» **Written request**
Repeat what the lines below say, word for word, and skip every image.

────────────────────

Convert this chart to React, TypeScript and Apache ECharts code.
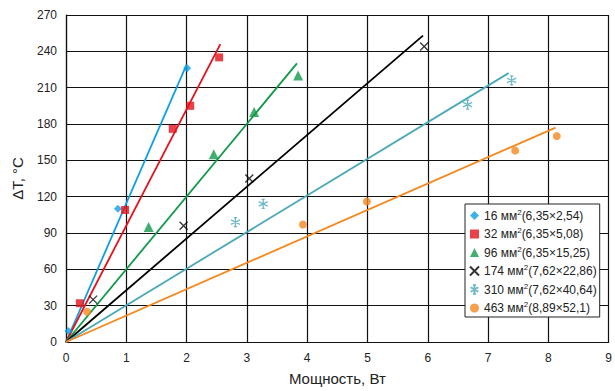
import React, { useEffect, useRef } from "react";
import * as echarts from "echarts";

// Sample labels
const areas = ["16", "32", "96", "174", "310", "463"];
const dims = ["6,35×2,54", "6,35×5,08", "6,35×15,25", "7,62×22,86", "7,62×40,64", "8,89×52,1"];

// Measured points (power W, ΔT °C)
const p16 = [0.04, 0.86, 2.01];
const t16 = [9, 110, 226];
const p32 = [0.23, 0.98, 1.77, 2.06, 2.54];
const t32 = [32, 109, 176, 195, 235];
const p96 = [1.37, 2.45, 3.12, 3.85];
const t96 = [95, 155, 190, 220];
const p174 = [0.45, 1.95, 3.04, 5.94];
const t174 = [35, 96, 135, 244];
const p310 = [2.81, 3.27, 6.66, 7.39];
const t310 = [99, 114, 196, 216];
const p463 = [0.35, 3.93, 4.99, 7.45, 8.14];
const t463 = [25, 97, 116, 158, 170];

// Trend lines from origin to end point
const lineEndX = [2.0, 2.56, 3.83, 5.92, 7.34, 8.12];
const lineEndY = [229, 246, 230, 253, 222, 177];

const xTicks = { min: 0, max: 9, interval: 1 };
const yTicks = { min: 0, max: 270, interval: 30 };

const colors = ["#0f9fe4", "#e5121c", "#12994a", "#000000", "#4aa8b8", "#f5871f"];
const symbols = [
  "diamond",
  "rect",
  "triangle",
  "path://M0,0L10,10M10,0L0,10",
  "path://M5,0L5,10M0.7,2.5L9.3,7.5M0.7,7.5L9.3,2.5M3.5,0L6.5,0M3.5,10L6.5,10",
  "circle",
];
const sizes = [8, 8, 10, 8, 9, 8];
const pts = [
  [p16, t16],
  [p32, t32],
  [p96, t96],
  [p174, t174],
  [p310, t310],
  [p463, t463],
];

const FONT = "'Liberation Sans', Arial, sans-serif";

export default function App() {
  const ref = useRef<HTMLDivElement>(null);
  useEffect(() => {
    if (!ref.current) return;
    const chart = echarts.init(ref.current, undefined, { renderer: "svg" });
    const names = areas.map((a, i) => `${a} мм2(${dims[i]})`);
    const scatterSeries = pts.map(([xs, ys], i) => {
      const isStroke = i === 3 || i === 4;
      return {
        type: "scatter",
        name: names[i],
        symbol: symbols[i],
        symbolSize: sizes[i],
        data: xs.map((x, j) => [x, ys[j]]),
        itemStyle: isStroke
          ? { color: "rgba(0,0,0,0)", borderColor: colors[i], borderWidth: 1.3 }
          : { color: colors[i] },
        z: 3,
      };
    });
    const lineSeries = lineEndX.map((x, i) => ({
      type: "line",
      name: "fit" + i,
      data: [
        [0, 0],
        [x, lineEndY[i]],
      ],
      symbol: "none",
      lineStyle: { color: colors[i], width: 1.8 },
      z: 2,
    }));
    chart.setOption({
      animation: false,
      textStyle: { fontFamily: FONT },
      grid: { left: 66, right: 4, top: 15, bottom: 44 },
      xAxis: {
        type: "value",
        ...xTicks,
        name: "Мощность, Вт",
        nameLocation: "middle",
        nameGap: 29,
        nameTextStyle: { fontSize: 15, color: "#222", fontFamily: FONT },
        axisLine: { lineStyle: { color: "#111", width: 1.2 } },
        axisTick: { show: false },
        axisLabel: { fontSize: 12, color: "#222", margin: 10, fontFamily: FONT },
        splitLine: { lineStyle: { color: "#111", width: 1.2 } },
      },
      yAxis: {
        type: "value",
        ...yTicks,
        name: "ΔT, °C",
        nameLocation: "middle",
        nameGap: 41,
        nameTextStyle: { fontSize: 15, color: "#222", fontFamily: FONT },
        axisLine: { show: true, lineStyle: { color: "#111", width: 1.2 } },
        axisTick: { show: false },
        axisLabel: { fontSize: 12, color: "#222", margin: 9, fontFamily: FONT },
        splitLine: { lineStyle: { color: "#111", width: 1.2 } },
      },
      legend: {
        data: names,
        orient: "vertical",
        left: 465,
        top: 204,
        padding: [4, 3, 3, 4],
        itemGap: 5,
        itemWidth: 9,
        itemHeight: 9,
        backgroundColor: "#fff",
        borderColor: "#222",
        borderWidth: 1,
        borderRadius: 0,
        textStyle: {
          color: "#222",
          fontFamily: FONT,
          rich: {
            a: { fontSize: 12, lineHeight: 15, color: "#222", fontFamily: FONT },
            s: { fontSize: 8, lineHeight: 9, verticalAlign: "top", color: "#222", fontFamily: FONT },
          },
        },
        formatter: (name: string) => {
          const i = names.indexOf(name);
          return `{a|${areas[i]} мм}{s|2}{a|(${dims[i]})}`;
        },
      },
      series: [...lineSeries, ...scatterSeries],
    });
    return () => chart.dispose();
  }, []);
  return <div ref={ref} style={{ width: 615, height: 391, position: "absolute", left: 0, top: 0 }} />;
}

────────────────────

» **Result of this exercise**
Convert this chart to React, TypeScript and Apache ECharts code.
import React, { useEffect, useRef } from "react";
import * as echarts from "echarts";

// Sample labels
const areas = ["16", "32", "96", "174", "310", "463"];
const dims = ["6,35×2,54", "6,35×5,08", "6,35×15,25", "7,62×22,86", "7,62×40,64", "8,89×52,1"];

// Measured points (power W, ΔT °C)
const p16 = [0.04, 0.86, 2.01];
const t16 = [9, 110, 226];
const p32 = [0.23, 0.98, 1.77, 2.06, 2.54];
const t32 = [32, 109, 176, 195, 235];
const p96 = [1.37, 2.45, 3.12, 3.85];
const t96 = [95, 155, 190, 220];
const p174 = [0.45, 1.95, 3.04, 5.94];
const t174 = [35, 96, 135, 244];
const p310 = [2.81, 3.27, 6.66, 7.39];
const t310 = [99, 114, 196, 216];
const p463 = [0.35, 3.93, 4.99, 7.45, 8.14];
const t463 = [25, 97, 116, 158, 170];

// Trend lines from origin to end point
const lineEndX = [2.0, 2.56, 3.83, 5.92, 7.34, 8.12];
const lineEndY = [229, 246, 230, 253, 222, 177];

const xTicks = { min: 0, max: 9, interval: 1 };
const yTicks = { min: 0, max: 270, interval: 30 };

const colors = ["#0f9fe4", "#e5121c", "#12994a", "#000000", "#4aa8b8", "#f5871f"];
const symbols = [
  "diamond",
  "rect",
  "triangle",
  "path://M0,0L10,10M10,0L0,10",
  "path://M5,0L5,10M0.7,2.5L9.3,7.5M0.7,7.5L9.3,2.5M3.5,0L6.5,0M3.5,10L6.5,10",
  "circle",
];
const sizes = [8, 8, 10, 8, 9, 8];
const pts = [
  [p16, t16],
  [p32, t32],
  [p96, t96],
  [p174, t174],
  [p310, t310],
  [p463, t463],
];

const FONT = "'Liberation Sans', Arial, sans-serif";

export default function App() {
  const ref = useRef<HTMLDivElement>(null);
  useEffect(() => {
    if (!ref.current) return;
    const chart = echarts.init(ref.current, undefined, { renderer: "svg" });
    const names = areas.map((a, i) => `${a} мм2(${dims[i]})`);
    const scatterSeries = pts.map(([xs, ys], i) => {
      const isStroke = i === 3 || i === 4;
      return {
        type: "scatter",
        name: names[i],
        symbol: symbols[i],
        symbolSize: sizes[i],
        data: xs.map((x, j) => [x, ys[j]]),
        itemStyle: isStroke
          ? { color: "rgba(0,0,0,0)", borderColor: colors[i], borderWidth: 1.3 }
          : { color: colors[i] },
        z: 3,
      };
    });
    const lineSeries = lineEndX.map((x, i) => ({
      type: "line",
      name: "fit" + i,
      data: [
        [0, 0],
        [x, lineEndY[i]],
      ],
      symbol: "none",
      lineStyle: { color: colors[i], width: 1.8 },
      z: 2,
    }));
    chart.setOption({
      animation: false,
      textStyle: { fontFamily: FONT },
      grid: { left: 66, right: 4, top: 15, bottom: 44 },
      xAxis: {
        type: "value",
        ...xTicks,
        name: "Мощность, Вт",
        nameLocation: "middle",
        nameGap: 29,
        nameTextStyle: { fontSize: 15, color: "#222", fontFamily: FONT },
        axisLine: { lineStyle: { color: "#111", width: 1.2 } },
        axisTick: { show: false },
        axisLabel: { fontSize: 12, color: "#222", margin: 10, fontFamily: FONT },
        splitLine: { lineStyle: { color: "#111", width: 1.2 } },
      },
      yAxis: {
        type: "value",
        ...yTicks,
        name: "ΔT, °C",
        nameLocation: "middle",
        nameGap: 41,
        nameTextStyle: { fontSize: 15, color: "#222", fontFamily: FONT },
        axisLine: { show: true, lineStyle: { color: "#111", width: 1.2 } },
        axisTick: { show: false },
        axisLabel: { fontSize: 12, color: "#222", margin: 9, fontFamily: FONT },
        splitLine: { lineStyle: { color: "#111", width: 1.2 } },
      },
      legend: {
        data: names,
        orient: "vertical",
        left: 465,
        top: 204,
        padding: [4, 3, 3, 4],
        itemGap: 5,
        itemWidth: 9,
        itemHeight: 9,
        backgroundColor: "#fff",
        borderColor: "#222",
        borderWidth: 1,
        borderRadius: 0,
        textStyle: {
          color: "#222",
          fontFamily: FONT,
          rich: {
            a: { fontSize: 12, lineHeight: 15, color: "#222", fontFamily: FONT },
            s: { fontSize: 8, lineHeight: 9, verticalAlign: "top", color: "#222", fontFamily: FONT },
          },
        },
        formatter: (name: string) => {
          const i = names.indexOf(name);
          return `{a|${areas[i]} мм}{s|2}{a|(${dims[i]})}`;
        },
      },
      series: [...lineSeries, ...scatterSeries],
    });
    return () => chart.dispose();
  }, []);
  return <div ref={ref} style={{ width: 615, height: 391, position: "absolute", left: 0, top: 0 }} />;
}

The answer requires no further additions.